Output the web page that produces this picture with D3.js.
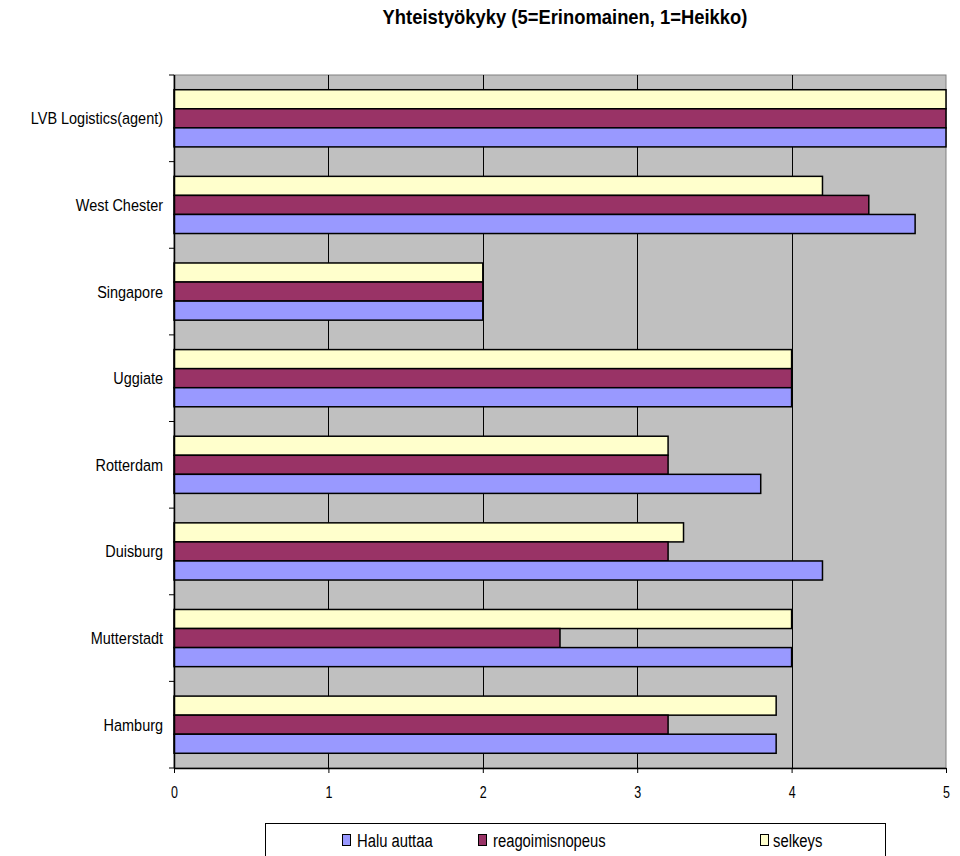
<!DOCTYPE html>
<html>
<head>
<meta charset="utf-8">
<script src="https://d3js.org/d3.v7.min.js"></script>
<style>
  html, body { margin: 0; padding: 0; background: #fff; }
  svg { display: block; font-family: "Liberation Sans", Arial, sans-serif; }
</style>
</head>
<body>
<svg id="chart" width="960" height="856"></svg>
<script>
// Categories listed top to bottom
const categories = ["LVB Logistics(agent)", "West Chester", "Singapore", "Uggiate", "Rotterdam", "Duisburg", "Mutterstadt", "Hamburg"];
const seriesNames = ["selkeys", "reagoimisnopeus", "Halu auttaa"];
const seriesColors = ["#FFFFCC", "#993366", "#9999FF"];
const haluAuttaa      = [5, 4.8, 2, 4, 3.8, 4.2, 4, 3.9];
const reagoimisnopeus = [5, 4.5, 2, 4, 3.2, 3.2, 2.5, 3.2];
const selkeys         = [5, 4.2, 2, 4, 3.2, 3.3, 4, 3.9];
const xTicks = [0, 1, 2, 3, 4, 5];
const legendOrder = ["Halu auttaa", "reagoimisnopeus", "selkeys"];

const seriesValues = { "selkeys": selkeys, "reagoimisnopeus": reagoimisnopeus, "Halu auttaa": haluAuttaa };
const colorOf = d3.scaleOrdinal().domain(seriesNames).range(seriesColors);

const svg = d3.select("#chart");
const plot = { left: 174, right: 946, top: 75, bottom: 768 };
const narrow = 0.85; // horizontal squeeze for a condensed look

const x = d3.scaleLinear().domain([0, 5]).range([plot.left, plot.right]);
const y = d3.scaleBand().domain(categories).range([plot.top, plot.bottom]).paddingInner(0.34).paddingOuter(0.17);
const ySub = d3.scaleBand().domain(seriesNames).range([0, y.bandwidth()]);

// Title
svg.append("text")
  .attr("transform", "translate(565,24) scale(0.92,1)")
  .attr("text-anchor", "middle")
  .style("font-size", "20px").style("font-weight", "bold")
  .text("Yhteistyökyky (5=Erinomainen, 1=Heikko)");

// Plot background
svg.append("rect")
  .attr("x", plot.left).attr("y", plot.top)
  .attr("width", plot.right - plot.left).attr("height", plot.bottom - plot.top)
  .attr("fill", "#C0C0C0").attr("stroke", "#808080").attr("stroke-width", 1);

// Vertical gridlines
svg.append("g").selectAll("line")
  .data(xTicks.filter(t => t > 0 && t < 5))
  .join("line")
  .attr("x1", d => Math.round(x(d)) + 0.5).attr("x2", d => Math.round(x(d)) + 0.5)
  .attr("y1", plot.top).attr("y2", plot.bottom)
  .attr("stroke", "#000").attr("stroke-width", 1);

// Bars
const rows = [];
categories.forEach((c, i) => {
  seriesNames.forEach(s => rows.push({ category: c, series: s, value: seriesValues[s][i] }));
});
svg.append("g").selectAll("rect")
  .data(rows)
  .join("rect")
  .attr("x", x(0))
  .attr("y", d => y(d.category) + ySub(d.series))
  .attr("width", d => x(d.value) - x(0))
  .attr("height", ySub.bandwidth())
  .attr("fill", d => colorOf(d.series))
  .attr("stroke", "#000").attr("stroke-width", 1.5);

// Category axis (ticks at band boundaries)
const boundaries = d3.range(categories.length + 1).map(i => plot.top + i * (plot.bottom - plot.top) / categories.length);
const yAxisG = svg.append("g");
yAxisG.append("line")
  .attr("x1", plot.left + 0.5).attr("x2", plot.left + 0.5)
  .attr("y1", plot.top).attr("y2", plot.bottom)
  .attr("stroke", "#000").attr("stroke-width", 1.5);
yAxisG.selectAll("line.tick")
  .data(boundaries)
  .join("line").attr("class", "tick")
  .attr("x1", plot.left - 5).attr("x2", plot.left)
  .attr("y1", d => d).attr("y2", d => d)
  .attr("stroke", "#000");
yAxisG.selectAll("text")
  .data(categories)
  .join("text")
  .attr("transform", d => `translate(${plot.left - 11},${y(d) + y.bandwidth() / 2}) scale(${narrow},1)`)
  .attr("dy", "0.35em")
  .attr("text-anchor", "end")
  .style("font-size", "17px")
  .text(d => d);

// Value axis
const xAxis = d3.axisBottom(x).tickValues(xTicks).tickFormat(d3.format("d"))
  .tickSize(5).tickSizeOuter(0).tickPadding(14);
const xAxisG = svg.append("g")
  .attr("transform", `translate(0,${plot.bottom})`)
  .call(xAxis);
xAxisG.select(".domain").attr("stroke", "#000").attr("stroke-width", 1.5);
xAxisG.selectAll(".tick line").attr("stroke", "#000");
xAxisG.selectAll(".tick text")
  .attr("transform", "scale(0.78,1)")
  .style("font-size", "16px")
  .style("font-family", "'Liberation Sans', Arial, sans-serif")
  .attr("fill", "#000");

// Legend
const legend = svg.append("g");
legend.append("rect")
  .attr("x", 265.5).attr("y", 823.5).attr("width", 620).attr("height", 40)
  .attr("fill", "#fff").attr("stroke", "#000").attr("stroke-width", 1);
const legendX = { "Halu auttaa": 342, "reagoimisnopeus": 478, "selkeys": 760 };
const items = legend.selectAll("g.item")
  .data(legendOrder)
  .join("g").attr("class", "item")
  .attr("transform", d => `translate(${legendX[d]},840)`);
items.append("rect")
  .attr("x", 0.5).attr("y", -5.5).attr("width", 8).attr("height", 11)
  .attr("fill", d => colorOf(d)).attr("stroke", "#000").attr("stroke-width", 1);
items.append("text")
  .attr("transform", d => `translate(${d === "selkeys" ? 13 : 15},0) scale(0.78,1)`)
  .attr("dy", "0.35em")
  .style("font-size", "19px")
  .text(d => d);
</script>
</body>
</html>
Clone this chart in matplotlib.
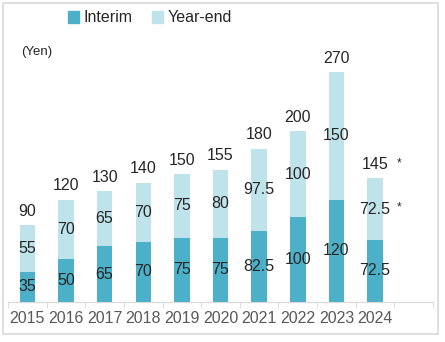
import matplotlib
matplotlib.use("Agg")
import matplotlib.pyplot as plt
from matplotlib.patches import Rectangle, Patch

# ======================================================
# 데이터
# ======================================================
years = ["2015", "2016", "2017", "2018", "2019", "2020", "2021", "2022", "2023", "2024"]
interim = [35, 50, 65, 70, 75, 75, 82.5, 100, 120, 72.5]
year_end = [55, 70, 65, 70, 75, 80, 97.5, 100, 150, 72.5]
forecast = [False] * 9 + [True]

interim_labels = ["35", "50", "65", "70", "75", "75", "82.5", "100", "120", "72.5"]
year_end_labels = ["55", "70", "65", "70", "75", "80", "97.5", "100", "150", "72.5"]
total_labels = ["90", "120", "130", "140", "150", "155", "180", "200", "270", "145"]

C_INTERIM = "#4BB0C8"
C_YEAREND = "#BFE3EA"
C_TEXT = "#262626"
C_GRID = "#D9D9D9"

plt.rcParams["font.family"] = ["Liberation Sans", "DejaVu Sans"]

fig = plt.figure(figsize=(4.45, 3.42), dpi=100)
ax = fig.add_axes([8 / 445, (342 - 301.7) / 342, 425 / 445, 281.7 / 342])

x = list(range(len(years)))
ax.bar(x, interim, width=0.4, color=C_INTERIM, label="Interim")
ax.bar(x, year_end, width=0.4, bottom=interim, color=C_YEAREND, label="Year-end")

# 값 라벨
for i in x:
    total = interim[i] + year_end[i]
    ax.text(i, interim[i] / 2, interim_labels[i], ha="center", va="center",
            fontsize=11.5, color=C_TEXT)
    ax.text(i, interim[i] + year_end[i] / 2, year_end_labels[i], ha="center",
            va="center", fontsize=11.5, color=C_TEXT)
    ax.annotate(total_labels[i], (i, total), xytext=(0, 10), textcoords="offset points",
                ha="center", va="center", fontsize=11.5, color=C_TEXT)
    if forecast[i]:
        ax.annotate("*", (i, total), xytext=(17, 11), textcoords="offset points",
                    ha="center", va="center", fontsize=8.5, color=C_TEXT)
        ax.annotate("*", (i, interim[i] + year_end[i] / 2), xytext=(17, 1),
                    textcoords="offset points", ha="center", va="center",
                    fontsize=8.5, color=C_TEXT)

ax.set_xlim(-0.5, 10.5)
ax.set_ylim(0, 331)
ax.set_xticks(x)
ax.set_xticklabels(years, fontsize=11.5, color="#595959")
ax.set_xticks([i - 0.5 for i in range(12)], minor=True)
ax.tick_params(axis="x", which="major", length=0, pad=7)
ax.tick_params(axis="x", which="minor", length=4, color=C_GRID, direction="out")
ax.set_yticks([])
for side in ["top", "right", "left"]:
    ax.spines[side].set_visible(False)
ax.spines["bottom"].set_color(C_GRID)

handles = [Patch(color=C_INTERIM, label="Interim"), Patch(color=C_YEAREND, label="Year-end")]
fig.legend(handles=handles, loc="center", bbox_to_anchor=(150 / 445, 1 - 18 / 342),
           ncol=2, frameon=False, fontsize=11.5, handlelength=0.7, handleheight=0.7,
           handletextpad=0.3, columnspacing=1.2, labelcolor=C_TEXT)

fig.text(21 / 445, 1 - 52 / 342, "(Yen)", fontsize=9.5, color=C_TEXT, va="center")

fig.patches.append(Rectangle((3 / 445, 1 - 334 / 342), 435 / 445, 331 / 342,
                             transform=fig.transFigure, fill=False,
                             edgecolor=C_GRID, linewidth=1.2))

fig.savefig("out.png", dpi=100)
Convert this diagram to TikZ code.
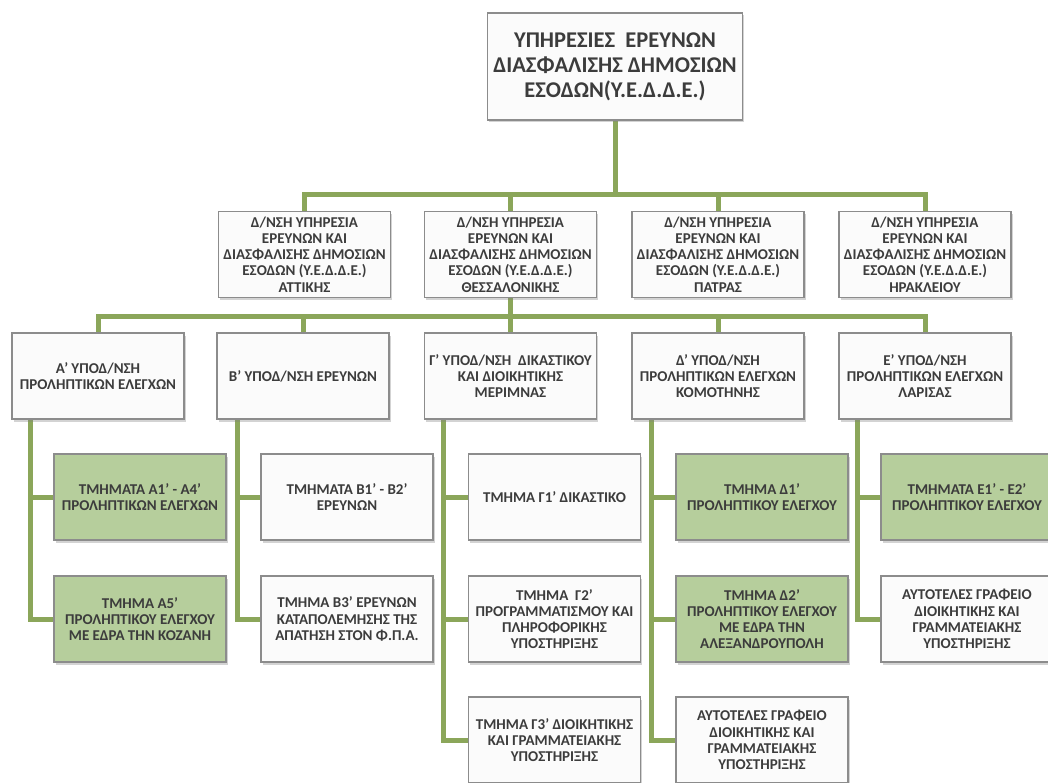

● **Given task**: With the pictures removed from your copy, retype the lines above from the one that contains "Clone this chart in matplotlib." through the one that contains "from matplotlib.patches import", exactly.

● **Response to this task**:
Clone this chart in matplotlib.
import matplotlib
matplotlib.use("Agg")
import matplotlib.pyplot as plt
from matplotlib.patches import Rectangle, Patch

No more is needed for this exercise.